Stated problem:
All of the material below is to be restated word for word, apart from the pictures.

═════ Data

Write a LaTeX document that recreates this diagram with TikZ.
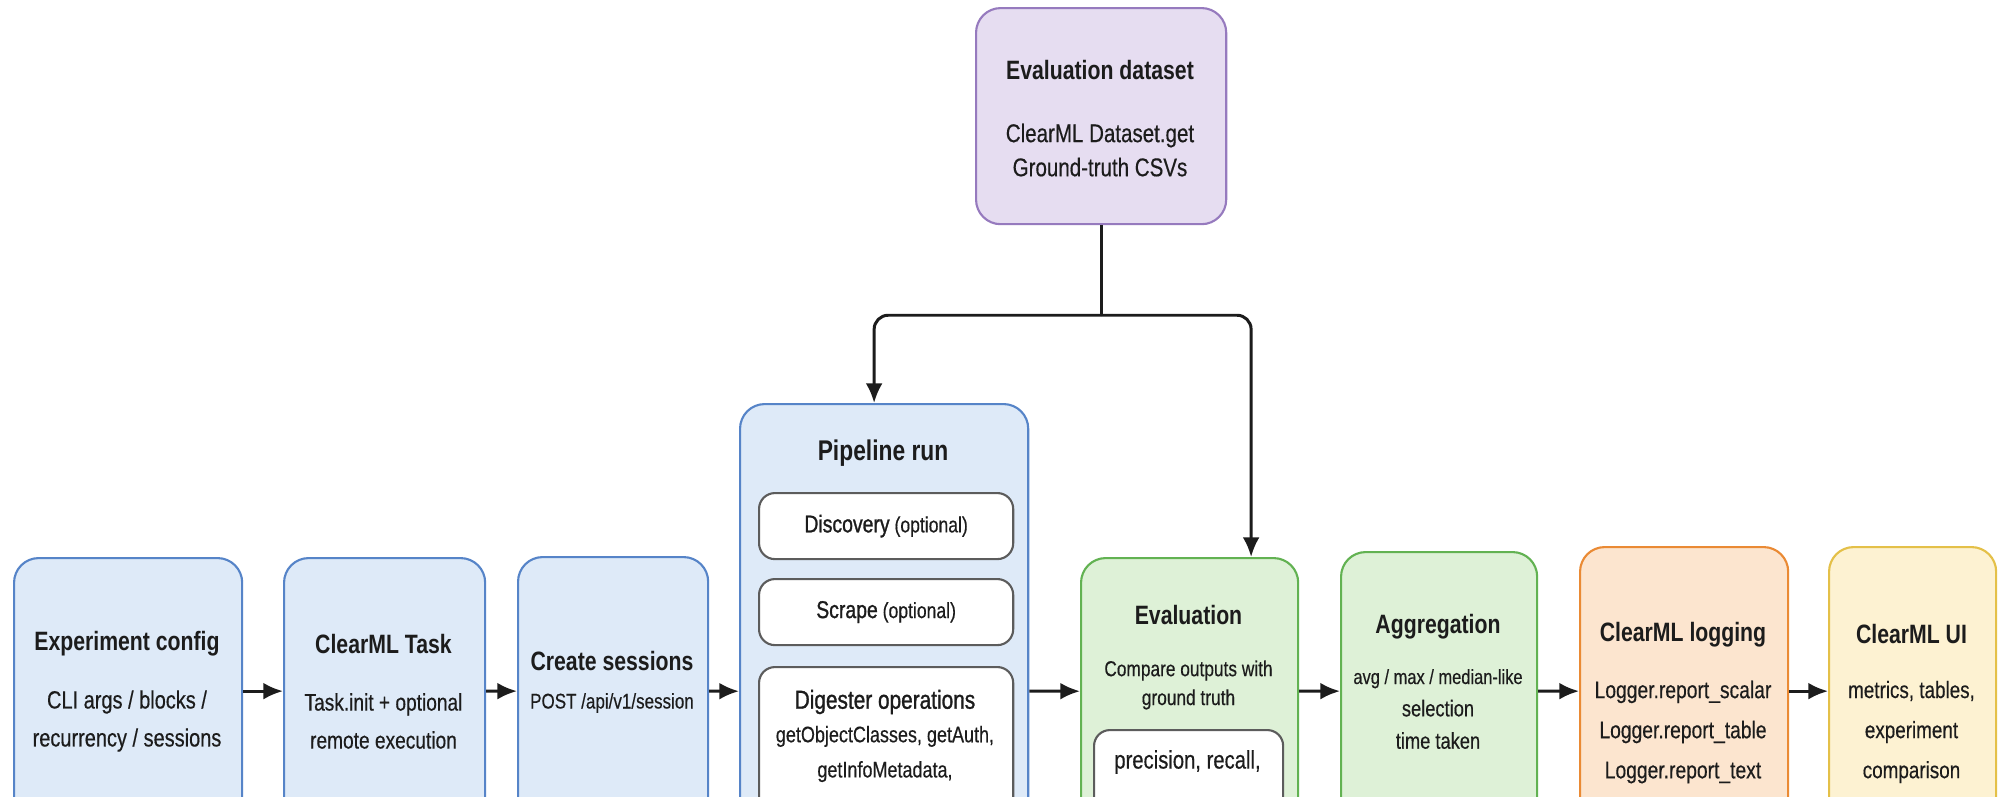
\documentclass[tikz,border=0pt]{standalone}
\usepackage{fontspec}
\setmainfont{Liberation Sans}[FakeStretch=0.8, UprightFeatures={FakeBold=0.4}]
\newfontfamily\medfont{Liberation Sans}[FakeStretch=0.8,FakeBold=1.1]
\usetikzlibrary{arrows.meta,calc}
\definecolor{ink}{RGB}{28,28,28}
\definecolor{bluefill}{RGB}{222,234,248}
\definecolor{blueline}{RGB}{86,132,200}
\definecolor{purplefill}{RGB}{230,221,241}
\definecolor{purpleline}{RGB}{150,122,190}
\definecolor{greenfill}{RGB}{222,241,215}
\definecolor{greenline}{RGB}{98,178,82}
\definecolor{orangefill}{RGB}{252,229,207}
\definecolor{orangeline}{RGB}{234,138,52}
\definecolor{yellowfill}{RGB}{253,242,210}
\definecolor{yellowline}{RGB}{228,192,72}
\definecolor{subline}{RGB}{92,92,92}

\begin{document}
\begin{tikzpicture}[x=0.01cm, y=-0.01cm, >={Latex[length=5.6pt,width=4.8pt]},
    blk/.style={draw, rounded corners=7pt, line width=0.6pt, anchor=north west, inner sep=0pt},
    sub/.style={blk, fill=white, draw=subline, rounded corners=4.5pt},
    ttl/.style={font=\fontsize{7.55}{9}\selectfont\bfseries, text=ink, inner sep=0pt},
    txt/.style={font=\fontsize{6.8}{10.8}\selectfont, text=ink, align=center, inner sep=0pt},
    flow/.style={->, line width=0.85pt, draw=ink}]
    \fill[white] (0,0) rectangle (1999,796);
    \useasboundingbox (0,0) rectangle (1999,796);
    \clip (0,0) rectangle (1999,796);

    % dataset on top
    \node[blk, fill=purplefill, draw=purpleline, minimum width=2.5cm, minimum height=2.16cm] (ds) at (975,7) {};
    \node[ttl] (dsT) at (1100,70) {Evaluation dataset};
    \node[txt, font=\fontsize{7.3}{9.7}\selectfont] (dsB) at (1100,150) {ClearML Dataset.get\\Ground-truth CSVs};

    % main row
    \node[blk, fill=bluefill, draw=blueline, minimum width=2.28cm, minimum height=2.66cm] (cfg) at (13,557) {};
    \node[ttl] (cfgT) at (127,644) {Experiment config};
    \node[txt, font=\fontsize{7.1}{10.8}\selectfont] (cfgB) at (127,721) {CLI args / blocks /\\recurrency / sessions};

    \node[blk, fill=bluefill, draw=blueline, minimum width=2.01cm, minimum height=2.66cm] (task) at (283,557) {};
    \node[ttl] (taskT) at (383.5,644) {ClearML Task};
    \node[txt] (taskB) at (383.5,721) {Task.init + optional\\remote execution};

    \node[blk, fill=bluefill, draw=blueline, minimum width=1.9cm, minimum height=2.68cm] (sess) at (517,556) {};
    \node[ttl] (sessT) at (612,661) {Create sessions};
    \node[txt, font=\fontsize{6.05}{8}\selectfont] (sessB) at (612,703) {POST /api/v1/session};

    \node[blk, fill=bluefill, draw=blueline, minimum width=2.88cm, minimum height=5.74cm] (pipe) at (739,403) {};
    \node[ttl, font=\fontsize{8.1}{9.5}\selectfont\bfseries] (pipeT) at (883,453) {Pipeline run};
    \node[sub, minimum width=2.54cm, minimum height=0.66cm] (disc) at (758,492) {};
    \node[txt, font=\fontsize{6.25}{7}\selectfont] (discT) at (disc) {{\fontsize{6.9}{8}\medfont Discovery} (optional)};
    \node[sub, minimum width=2.54cm, minimum height=0.66cm] (scrp) at (758,578) {};
    \node[txt, font=\fontsize{6.25}{7}\selectfont] (scrpT) at (scrp) {{\fontsize{6.9}{8}\medfont Scrape} (optional)};
    \node[sub, minimum width=2.54cm, minimum height=3cm] (dig) at (758,666) {};
    \node[txt, font=\fontsize{7.4}{8}\medfont] (digT) at (885,702) {Digester operations};
    \node[txt, font=\fontsize{6.4}{10}\selectfont] (digB) at (885,754) {getObjectClasses, getAuth,\\getInfoMetadata,};

    \node[blk, fill=greenfill, draw=greenline, minimum width=2.17cm, minimum height=2.66cm] (eval) at (1080,557) {};
    \node[ttl] (evalT) at (1188.5,615) {Evaluation};
    \node[txt, font=\fontsize{6.15}{8.2}\selectfont] (evalB) at (1188.5,685) {Compare outputs with\\ground truth};
    \node[sub, minimum width=1.89cm, minimum height=2cm] (metr) at (1093,729) {};
    \node[txt, font=\fontsize{7.2}{8}\selectfont] (metrT) at (1187.5,762) {precision, recall,};

    \node[blk, fill=greenfill, draw=greenline, minimum width=1.96cm, minimum height=2.78cm] (agg) at (1340,551) {};
    \node[ttl] (aggT) at (1438,627) {Aggregation};
    \node[txt, font=\fontsize{6.5}{9.2}\selectfont] (aggB) at (1438,709) {{\fontsize{5.85}{9.2}\selectfont avg / max / median-like}\\selection\\time taken};

    \node[blk, fill=orangefill, draw=orangeline, minimum width=2.08cm, minimum height=2.88cm] (logr) at (1579,546) {};
    \node[ttl] (logrT) at (1683,635) {ClearML logging};
    \node[txt, font=\fontsize{6.85}{11.4}\selectfont] (logrB) at (1683,732) {Logger.report\_scalar\\Logger.report\_table\\Logger.report\_text};

    \node[blk, fill=yellowfill, draw=yellowline, minimum width=1.67cm, minimum height=2.88cm] (ui) at (1828,546) {};
    \node[ttl] (uiT) at (1911.5,634) {ClearML UI};
    \node[txt, font=\fontsize{6.7}{11.4}\selectfont] (uiB) at (1911.5,732) {metrics, tables,\\experiment\\comparison};

    % connectors
    \coordinate (fork) at ($(ds.south)+(0,90)$);
    \draw[line width=0.85pt, draw=ink] (ds.south) -- (fork);
    \draw[flow, rounded corners=4pt] (fork) -| ($(pipe.north)+(-10,0)$);
    \draw[flow, rounded corners=4pt] (fork) -| ($(eval.north)+(61.5,0)$);
    \draw[flow] (cfg) -- (task);
    \draw[flow] (task) -- (sess);
    \draw[flow] (sess) -- (pipe);
    \draw[flow] (pipe) -- (eval);
    \draw[flow] (eval) -- (agg);
    \draw[flow] (agg) -- (logr);
    \draw[flow] (logr) -- (ui);
\end{tikzpicture}
\end{document}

══════════

Output of the task:
Write a LaTeX document that recreates this diagram with TikZ.
\documentclass[tikz,border=0pt]{standalone}
\usepackage{fontspec}
\setmainfont{Liberation Sans}[FakeStretch=0.8, UprightFeatures={FakeBold=0.4}]
\newfontfamily\medfont{Liberation Sans}[FakeStretch=0.8,FakeBold=1.1]
\usetikzlibrary{arrows.meta,calc}
\definecolor{ink}{RGB}{28,28,28}
\definecolor{bluefill}{RGB}{222,234,248}
\definecolor{blueline}{RGB}{86,132,200}
\definecolor{purplefill}{RGB}{230,221,241}
\definecolor{purpleline}{RGB}{150,122,190}
\definecolor{greenfill}{RGB}{222,241,215}
\definecolor{greenline}{RGB}{98,178,82}
\definecolor{orangefill}{RGB}{252,229,207}
\definecolor{orangeline}{RGB}{234,138,52}
\definecolor{yellowfill}{RGB}{253,242,210}
\definecolor{yellowline}{RGB}{228,192,72}
\definecolor{subline}{RGB}{92,92,92}

\begin{document}
\begin{tikzpicture}[x=0.01cm, y=-0.01cm, >={Latex[length=5.6pt,width=4.8pt]},
    blk/.style={draw, rounded corners=7pt, line width=0.6pt, anchor=north west, inner sep=0pt},
    sub/.style={blk, fill=white, draw=subline, rounded corners=4.5pt},
    ttl/.style={font=\fontsize{7.55}{9}\selectfont\bfseries, text=ink, inner sep=0pt},
    txt/.style={font=\fontsize{6.8}{10.8}\selectfont, text=ink, align=center, inner sep=0pt},
    flow/.style={->, line width=0.85pt, draw=ink}]
    \fill[white] (0,0) rectangle (1999,796);
    \useasboundingbox (0,0) rectangle (1999,796);
    \clip (0,0) rectangle (1999,796);

    % dataset on top
    \node[blk, fill=purplefill, draw=purpleline, minimum width=2.5cm, minimum height=2.16cm] (ds) at (975,7) {};
    \node[ttl] (dsT) at (1100,70) {Evaluation dataset};
    \node[txt, font=\fontsize{7.3}{9.7}\selectfont] (dsB) at (1100,150) {ClearML Dataset.get\\Ground-truth CSVs};

    % main row
    \node[blk, fill=bluefill, draw=blueline, minimum width=2.28cm, minimum height=2.66cm] (cfg) at (13,557) {};
    \node[ttl] (cfgT) at (127,644) {Experiment config};
    \node[txt, font=\fontsize{7.1}{10.8}\selectfont] (cfgB) at (127,721) {CLI args / blocks /\\recurrency / sessions};

    \node[blk, fill=bluefill, draw=blueline, minimum width=2.01cm, minimum height=2.66cm] (task) at (283,557) {};
    \node[ttl] (taskT) at (383.5,644) {ClearML Task};
    \node[txt] (taskB) at (383.5,721) {Task.init + optional\\remote execution};

    \node[blk, fill=bluefill, draw=blueline, minimum width=1.9cm, minimum height=2.68cm] (sess) at (517,556) {};
    \node[ttl] (sessT) at (612,661) {Create sessions};
    \node[txt, font=\fontsize{6.05}{8}\selectfont] (sessB) at (612,703) {POST /api/v1/session};

    \node[blk, fill=bluefill, draw=blueline, minimum width=2.88cm, minimum height=5.74cm] (pipe) at (739,403) {};
    \node[ttl, font=\fontsize{8.1}{9.5}\selectfont\bfseries] (pipeT) at (883,453) {Pipeline run};
    \node[sub, minimum width=2.54cm, minimum height=0.66cm] (disc) at (758,492) {};
    \node[txt, font=\fontsize{6.25}{7}\selectfont] (discT) at (disc) {{\fontsize{6.9}{8}\medfont Discovery} (optional)};
    \node[sub, minimum width=2.54cm, minimum height=0.66cm] (scrp) at (758,578) {};
    \node[txt, font=\fontsize{6.25}{7}\selectfont] (scrpT) at (scrp) {{\fontsize{6.9}{8}\medfont Scrape} (optional)};
    \node[sub, minimum width=2.54cm, minimum height=3cm] (dig) at (758,666) {};
    \node[txt, font=\fontsize{7.4}{8}\medfont] (digT) at (885,702) {Digester operations};
    \node[txt, font=\fontsize{6.4}{10}\selectfont] (digB) at (885,754) {getObjectClasses, getAuth,\\getInfoMetadata,};

    \node[blk, fill=greenfill, draw=greenline, minimum width=2.17cm, minimum height=2.66cm] (eval) at (1080,557) {};
    \node[ttl] (evalT) at (1188.5,615) {Evaluation};
    \node[txt, font=\fontsize{6.15}{8.2}\selectfont] (evalB) at (1188.5,685) {Compare outputs with\\ground truth};
    \node[sub, minimum width=1.89cm, minimum height=2cm] (metr) at (1093,729) {};
    \node[txt, font=\fontsize{7.2}{8}\selectfont] (metrT) at (1187.5,762) {precision, recall,};

    \node[blk, fill=greenfill, draw=greenline, minimum width=1.96cm, minimum height=2.78cm] (agg) at (1340,551) {};
    \node[ttl] (aggT) at (1438,627) {Aggregation};
    \node[txt, font=\fontsize{6.5}{9.2}\selectfont] (aggB) at (1438,709) {{\fontsize{5.85}{9.2}\selectfont avg / max / median-like}\\selection\\time taken};

    \node[blk, fill=orangefill, draw=orangeline, minimum width=2.08cm, minimum height=2.88cm] (logr) at (1579,546) {};
    \node[ttl] (logrT) at (1683,635) {ClearML logging};
    \node[txt, font=\fontsize{6.85}{11.4}\selectfont] (logrB) at (1683,732) {Logger.report\_scalar\\Logger.report\_table\\Logger.report\_text};

    \node[blk, fill=yellowfill, draw=yellowline, minimum width=1.67cm, minimum height=2.88cm] (ui) at (1828,546) {};
    \node[ttl] (uiT) at (1911.5,634) {ClearML UI};
    \node[txt, font=\fontsize{6.7}{11.4}\selectfont] (uiB) at (1911.5,732) {metrics, tables,\\experiment\\comparison};

    % connectors
    \coordinate (fork) at ($(ds.south)+(0,90)$);
    \draw[line width=0.85pt, draw=ink] (ds.south) -- (fork);
    \draw[flow, rounded corners=4pt] (fork) -| ($(pipe.north)+(-10,0)$);
    \draw[flow, rounded corners=4pt] (fork) -| ($(eval.north)+(61.5,0)$);
    \draw[flow] (cfg) -- (task);
    \draw[flow] (task) -- (sess);
    \draw[flow] (sess) -- (pipe);
    \draw[flow] (pipe) -- (eval);
    \draw[flow] (eval) -- (agg);
    \draw[flow] (agg) -- (logr);
    \draw[flow] (logr) -- (ui);
\end{tikzpicture}
\end{document}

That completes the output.